Look through the data below. Collect every line where the word "size" occurs.

** Start of RAW DATA **

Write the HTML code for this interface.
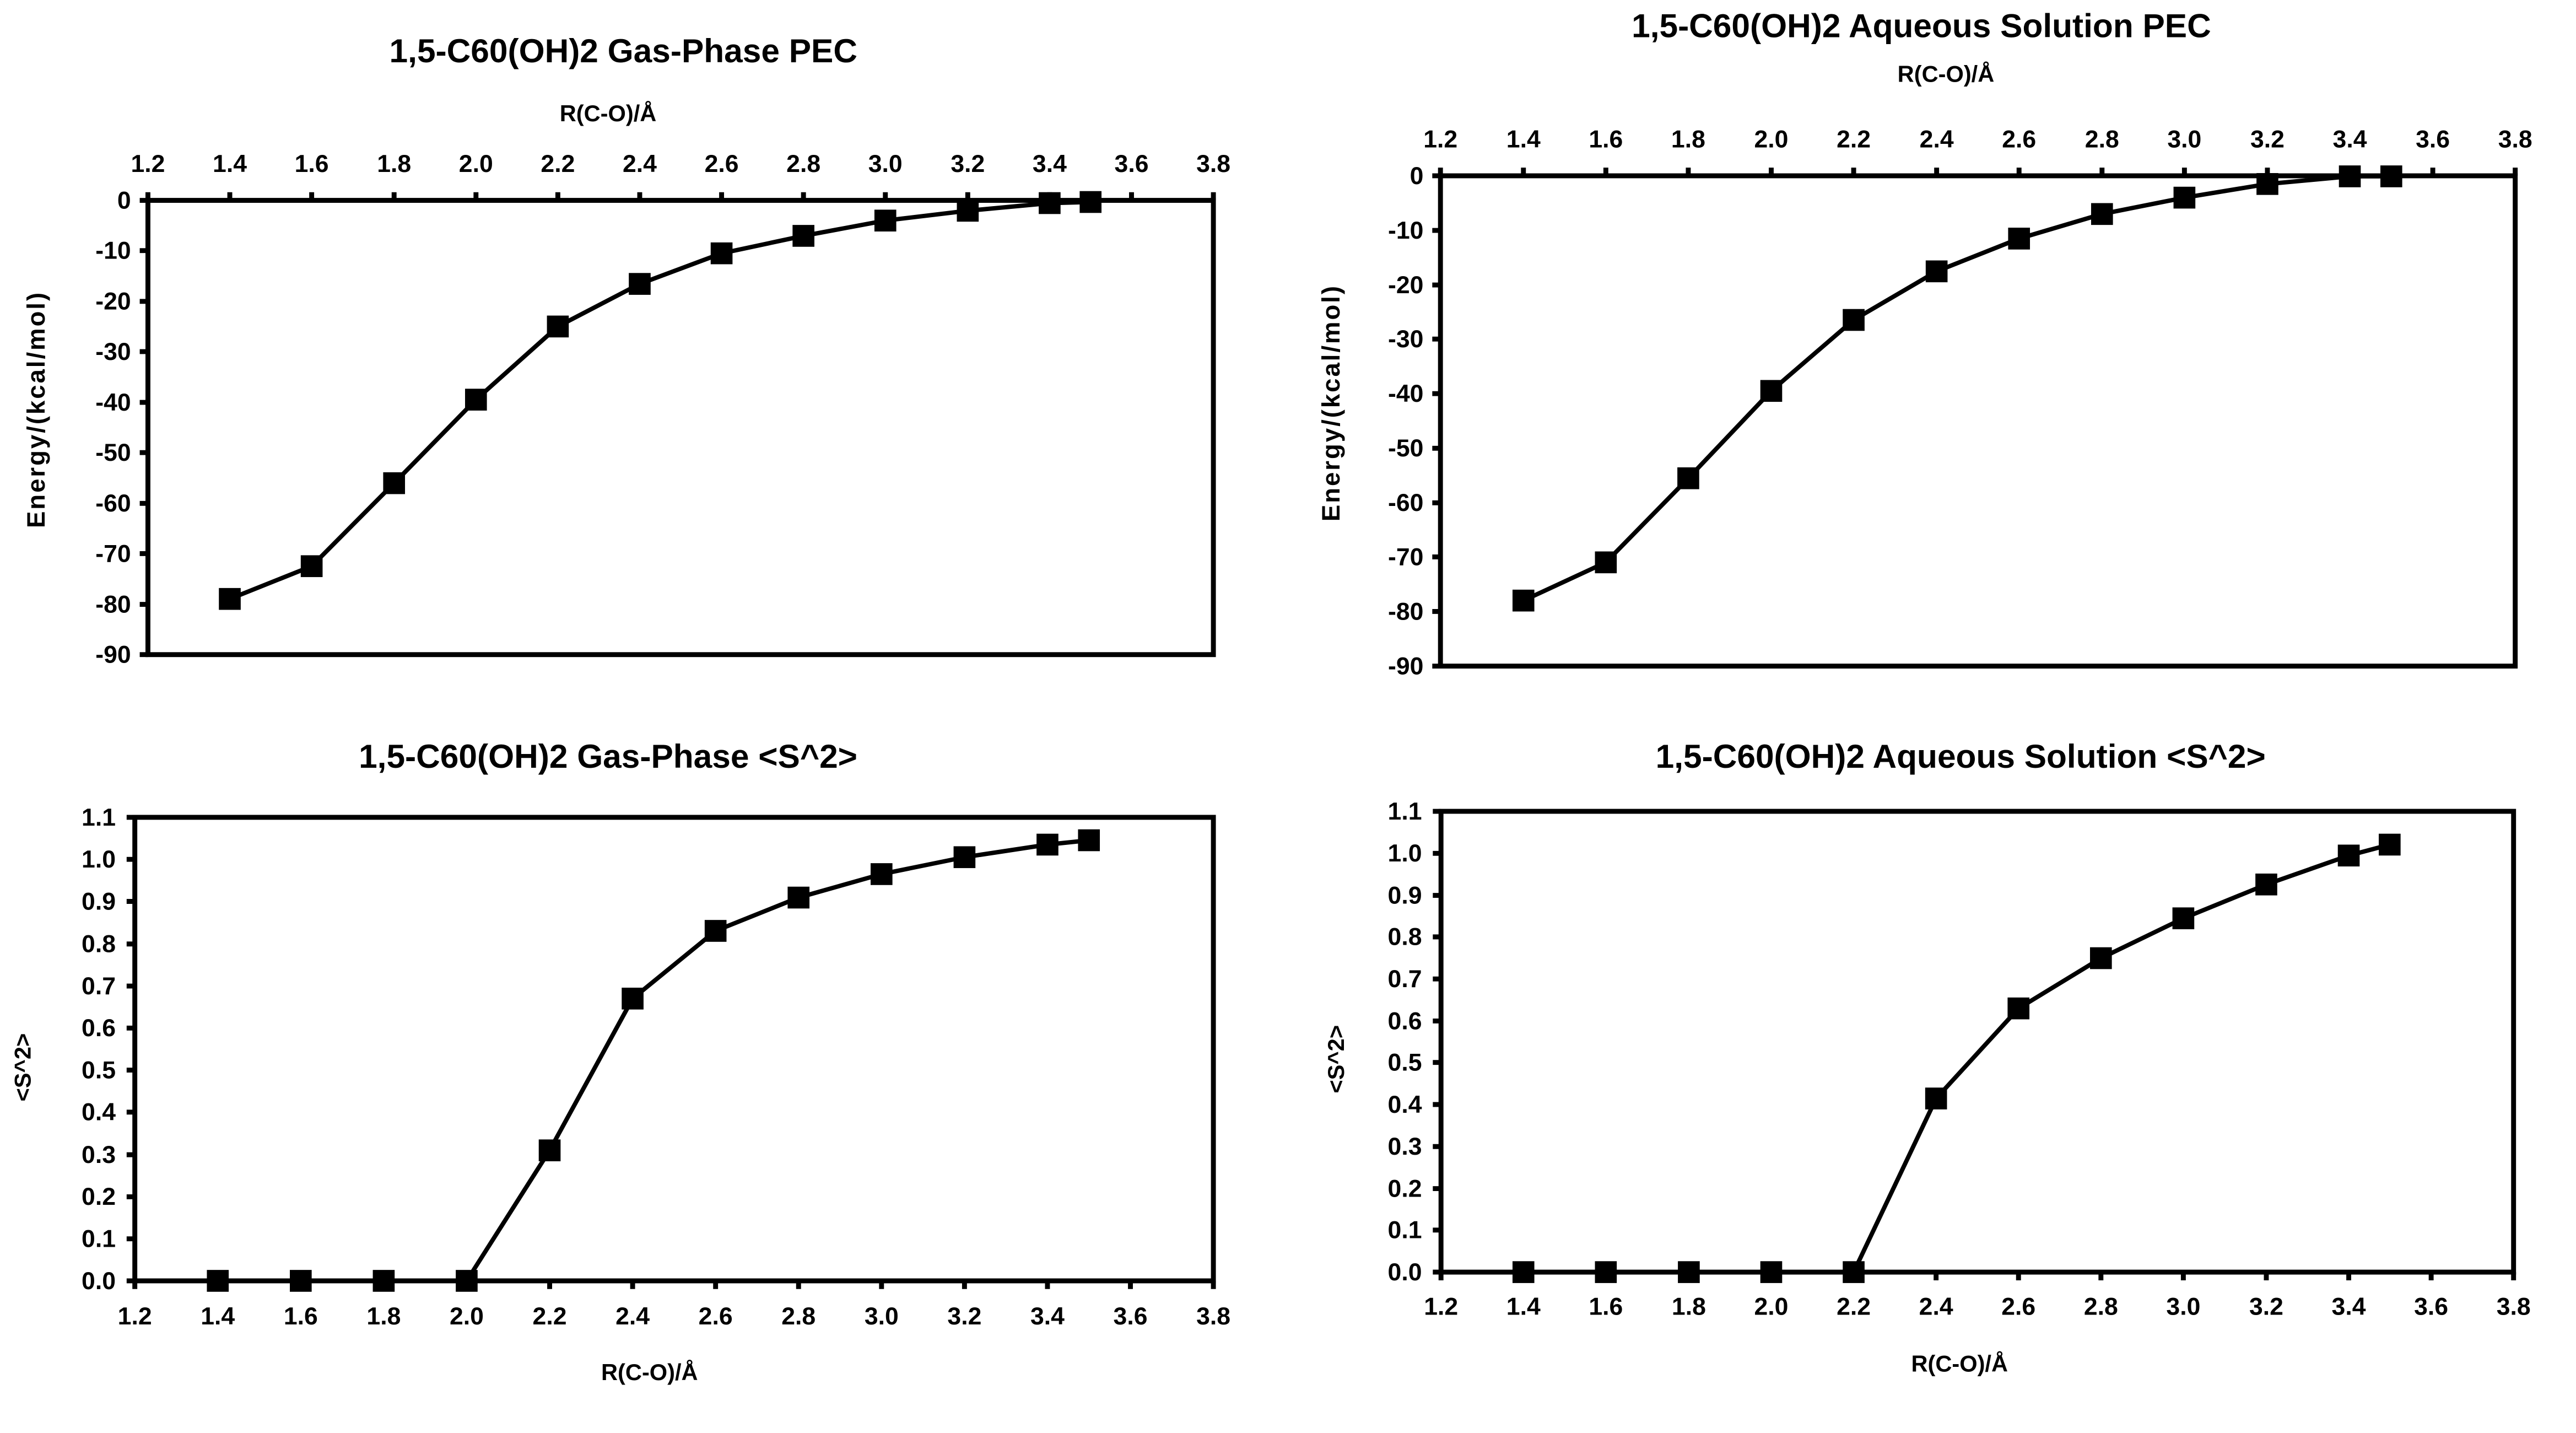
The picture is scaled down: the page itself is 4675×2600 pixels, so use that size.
<!DOCTYPE html>
<html><head><meta charset="utf-8"><style>
html,body{margin:0;padding:0;background:#fff;}
svg{display:block;}
text{font-family:"Liberation Sans",sans-serif;font-weight:bold;fill:#000;}
.t{font-size:61px;}
.k{font-size:45px;}
.a{font-size:42px;}
.e{font-size:46px;letter-spacing:3px;}
</style></head><body>
<svg width="4675" height="2600" viewBox="0 0 4675 2600" xmlns="http://www.w3.org/2000/svg">
<defs><rect id="m" x="-20" y="-20" width="40" height="40" fill="#000"/></defs>
<g transform="scale(0.9906)">
<!-- TL -->
<text class="t" x="1142" y="114" text-anchor="middle">1,5-C60(OH)2 Gas-Phase PEC</text>
<text class="a" x="1114" y="222" text-anchor="middle">R(C-O)/Å</text>
<g class="k" text-anchor="middle">
<text x="271" y="315">1.2</text><text x="421" y="315">1.4</text><text x="571" y="315">1.6</text><text x="722" y="315">1.8</text><text x="872" y="315">2.0</text><text x="1022" y="315">2.2</text><text x="1172" y="315">2.4</text><text x="1322" y="315">2.6</text><text x="1472" y="315">2.8</text><text x="1622" y="315">3.0</text><text x="1773" y="315">3.2</text><text x="1923" y="315">3.4</text><text x="2073" y="315">3.6</text><text x="2223" y="315">3.8</text>
</g>
<g class="k" text-anchor="end">
<text x="240" y="382">0</text><text x="240" y="474">-10</text><text x="240" y="567">-20</text><text x="240" y="659">-30</text><text x="240" y="752">-40</text><text x="240" y="844">-50</text><text x="240" y="937">-60</text><text x="240" y="1029">-70</text><text x="240" y="1122">-80</text><text x="240" y="1214">-90</text>
</g>
<text class="e" transform="translate(82,750) rotate(-90)" text-anchor="middle">Energy/(kcal/mol)</text>
<g stroke="#000" stroke-width="9">
<path d="M271 352V367M421 352V367M571 352V367M722 352V367M872 352V367M1022 352V367M1172 352V367M1322 352V367M1472 352V367M1622 352V367M1773 352V367M1923 352V367M2073 352V367M2223 352V367"/>
<path d="M256 367H271M256 459H271M256 552H271M256 644H271M256 737H271M256 829H271M256 922H271M256 1014H271M256 1107H271M256 1199H271"/>
</g>
<rect x="271" y="367" width="1952" height="832" fill="none" stroke="#000" stroke-width="9"/>
<polyline fill="none" stroke="#000" stroke-width="8" points="421,1097 571,1037 722,885 872,732 1022,598 1172,520 1322,464 1472,432 1622,404 1773,386 1923,372 1998,370"/>
<use href="#m" x="421" y="1097"/><use href="#m" x="571" y="1037"/><use href="#m" x="722" y="885"/><use href="#m" x="872" y="732"/><use href="#m" x="1022" y="598"/><use href="#m" x="1172" y="520"/><use href="#m" x="1322" y="464"/><use href="#m" x="1472" y="432"/><use href="#m" x="1622" y="404"/><use href="#m" x="1773" y="386"/><use href="#m" x="1923" y="372"/><use href="#m" x="1998" y="370"/>

<!-- TR -->
<text class="t" x="3520" y="68" text-anchor="middle">1,5-C60(OH)2 Aqueous Solution PEC</text>
<text class="a" x="3565" y="150" text-anchor="middle">R(C-O)/Å</text>
<g class="k" text-anchor="middle">
<text x="2639" y="270">1.2</text><text x="2791" y="270">1.4</text><text x="2942" y="270">1.6</text><text x="3093" y="270">1.8</text><text x="3245" y="270">2.0</text><text x="3396" y="270">2.2</text><text x="3548" y="270">2.4</text><text x="3699" y="270">2.6</text><text x="3851" y="270">2.8</text><text x="4002" y="270">3.0</text><text x="4154" y="270">3.2</text><text x="4305" y="270">3.4</text><text x="4457" y="270">3.6</text><text x="4608" y="270">3.8</text>
</g>
<g class="k" text-anchor="end">
<text x="2608" y="337">0</text><text x="2608" y="437">-10</text><text x="2608" y="537">-20</text><text x="2608" y="636">-30</text><text x="2608" y="736">-40</text><text x="2608" y="836">-50</text><text x="2608" y="936">-60</text><text x="2608" y="1035">-70</text><text x="2608" y="1135">-80</text><text x="2608" y="1235">-90</text>
</g>
<text class="e" transform="translate(2454,738) rotate(-90)" text-anchor="middle">Energy/(kcal/mol)</text>
<g stroke="#000" stroke-width="9">
<path d="M2639 307V322M2791 307V322M2942 307V322M3093 307V322M3245 307V322M3396 307V322M3548 307V322M3699 307V322M3851 307V322M4002 307V322M4154 307V322M4305 307V322M4457 307V322M4608 307V322"/>
<path d="M2624 322H2639M2624 422H2639M2624 522H2639M2624 621H2639M2624 721H2639M2624 821H2639M2624 921H2639M2624 1020H2639M2624 1120H2639M2624 1220H2639"/>
</g>
<rect x="2639" y="322" width="1969" height="898" fill="none" stroke="#000" stroke-width="9"/>
<polyline fill="none" stroke="#000" stroke-width="8" points="2791,1100 2942,1030 3093,876 3245,716 3396,586 3548,497 3699,437 3851,392 4002,362 4154,337 4305,323 4381,323"/>
<use href="#m" x="2791" y="1100"/><use href="#m" x="2942" y="1030"/><use href="#m" x="3093" y="876"/><use href="#m" x="3245" y="716"/><use href="#m" x="3396" y="586"/><use href="#m" x="3548" y="497"/><use href="#m" x="3699" y="437"/><use href="#m" x="3851" y="392"/><use href="#m" x="4002" y="362"/><use href="#m" x="4154" y="337"/><use href="#m" x="4305" y="323"/><use href="#m" x="4381" y="323"/>

<!-- BL -->
<text class="t" x="1114" y="1406" text-anchor="middle">1,5-C60(OH)2 Gas-Phase &lt;S^2&gt;</text>
<g class="k" text-anchor="end">
<text x="212" y="2361">0.0</text><text x="212" y="2284">0.1</text><text x="212" y="2207">0.2</text><text x="212" y="2130">0.3</text><text x="212" y="2052">0.4</text><text x="212" y="1975">0.5</text><text x="212" y="1898">0.6</text><text x="212" y="1821">0.7</text><text x="212" y="1744">0.8</text><text x="212" y="1666">0.9</text><text x="212" y="1589">1.0</text><text x="212" y="1512">1.1</text>
</g>
<g class="k" text-anchor="middle">
<text x="247" y="2426">1.2</text><text x="399" y="2426">1.4</text><text x="551" y="2426">1.6</text><text x="703" y="2426">1.8</text><text x="855" y="2426">2.0</text><text x="1007" y="2426">2.2</text><text x="1159" y="2426">2.4</text><text x="1311" y="2426">2.6</text><text x="1463" y="2426">2.8</text><text x="1615" y="2426">3.0</text><text x="1767" y="2426">3.2</text><text x="1919" y="2426">3.4</text><text x="2071" y="2426">3.6</text><text x="2223" y="2426">3.8</text>
</g>
<text class="a" x="1190" y="2528" text-anchor="middle">R(C-O)/Å</text>
<text class="a" transform="translate(56,1955) rotate(-90)" text-anchor="middle">&lt;S^2&gt;</text>
<g stroke="#000" stroke-width="9">
<path d="M247 2346V2361M399 2346V2361M551 2346V2361M703 2346V2361M855 2346V2361M1007 2346V2361M1159 2346V2361M1311 2346V2361M1463 2346V2361M1615 2346V2361M1767 2346V2361M1919 2346V2361M2071 2346V2361M2223 2346V2361"/>
<path d="M232 2346H247M232 2269H247M232 2192H247M232 2115H247M232 2037H247M232 1960H247M232 1883H247M232 1806H247M232 1729H247M232 1651H247M232 1574H247M232 1497H247"/>
</g>
<rect x="247" y="1497" width="1976" height="849" fill="none" stroke="#000" stroke-width="9"/>
<polyline fill="none" stroke="#000" stroke-width="8" points="399,2346 551,2346 703,2346 855,2346 1007,2107 1159,1829 1311,1705 1463,1644 1615,1601 1767,1570 1919,1547 1995,1539"/>
<use href="#m" x="399" y="2346"/><use href="#m" x="551" y="2346"/><use href="#m" x="703" y="2346"/><use href="#m" x="855" y="2346"/><use href="#m" x="1007" y="2107"/><use href="#m" x="1159" y="1829"/><use href="#m" x="1311" y="1705"/><use href="#m" x="1463" y="1644"/><use href="#m" x="1615" y="1601"/><use href="#m" x="1767" y="1570"/><use href="#m" x="1919" y="1547"/><use href="#m" x="1995" y="1539"/>

<!-- BR -->
<text class="t" x="3592" y="1406" text-anchor="middle">1,5-C60(OH)2 Aqueous Solution &lt;S^2&gt;</text>
<g class="k" text-anchor="end">
<text x="2605" y="2345">0.0</text><text x="2605" y="2268">0.1</text><text x="2605" y="2192">0.2</text><text x="2605" y="2115">0.3</text><text x="2605" y="2038">0.4</text><text x="2605" y="1961">0.5</text><text x="2605" y="1885">0.6</text><text x="2605" y="1808">0.7</text><text x="2605" y="1731">0.8</text><text x="2605" y="1655">0.9</text><text x="2605" y="1578">1.0</text><text x="2605" y="1501">1.1</text>
</g>
<g class="k" text-anchor="middle">
<text x="2640" y="2408">1.2</text><text x="2791" y="2408">1.4</text><text x="2942" y="2408">1.6</text><text x="3094" y="2408">1.8</text><text x="3245" y="2408">2.0</text><text x="3396" y="2408">2.2</text><text x="3547" y="2408">2.4</text><text x="3698" y="2408">2.6</text><text x="3849" y="2408">2.8</text><text x="4000" y="2408">3.0</text><text x="4152" y="2408">3.2</text><text x="4303" y="2408">3.4</text><text x="4454" y="2408">3.6</text><text x="4605" y="2408">3.8</text>
</g>
<text class="a" x="3590" y="2512" text-anchor="middle">R(C-O)/Å</text>
<text class="a" transform="translate(2462,1940) rotate(-90)" text-anchor="middle">&lt;S^2&gt;</text>
<g stroke="#000" stroke-width="9">
<path d="M2640 2330V2345M2791 2330V2345M2942 2330V2345M3094 2330V2345M3245 2330V2345M3396 2330V2345M3547 2330V2345M3698 2330V2345M3849 2330V2345M4000 2330V2345M4152 2330V2345M4303 2330V2345M4454 2330V2345M4605 2330V2345"/>
<path d="M2625 2330H2640M2625 2253H2640M2625 2177H2640M2625 2100H2640M2625 2023H2640M2625 1946H2640M2625 1870H2640M2625 1793H2640M2625 1716H2640M2625 1640H2640M2625 1563H2640M2625 1486H2640"/>
</g>
<rect x="2640" y="1486" width="1965" height="844" fill="none" stroke="#000" stroke-width="9"/>
<polyline fill="none" stroke="#000" stroke-width="8" points="2791,2330 2942,2330 3094,2330 3245,2330 3396,2330 3547,2012 3698,1847 3849,1755 4000,1682 4152,1620 4303,1567 4378,1547"/>
<use href="#m" x="2791" y="2330"/><use href="#m" x="2942" y="2330"/><use href="#m" x="3094" y="2330"/><use href="#m" x="3245" y="2330"/><use href="#m" x="3396" y="2330"/><use href="#m" x="3547" y="2012"/><use href="#m" x="3698" y="1847"/><use href="#m" x="3849" y="1755"/><use href="#m" x="4000" y="1682"/><use href="#m" x="4152" y="1620"/><use href="#m" x="4303" y="1567"/><use href="#m" x="4378" y="1547"/>
</g>
</svg>
</body></html>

** End of RAW DATA **

-- TASK ANSWER --
The picture is scaled down: the page itself is 4675×2600 pixels, so use that size.
.t{font-size:61px;}
.k{font-size:45px;}
.a{font-size:42px;}
.e{font-size:46px;letter-spacing:3px;}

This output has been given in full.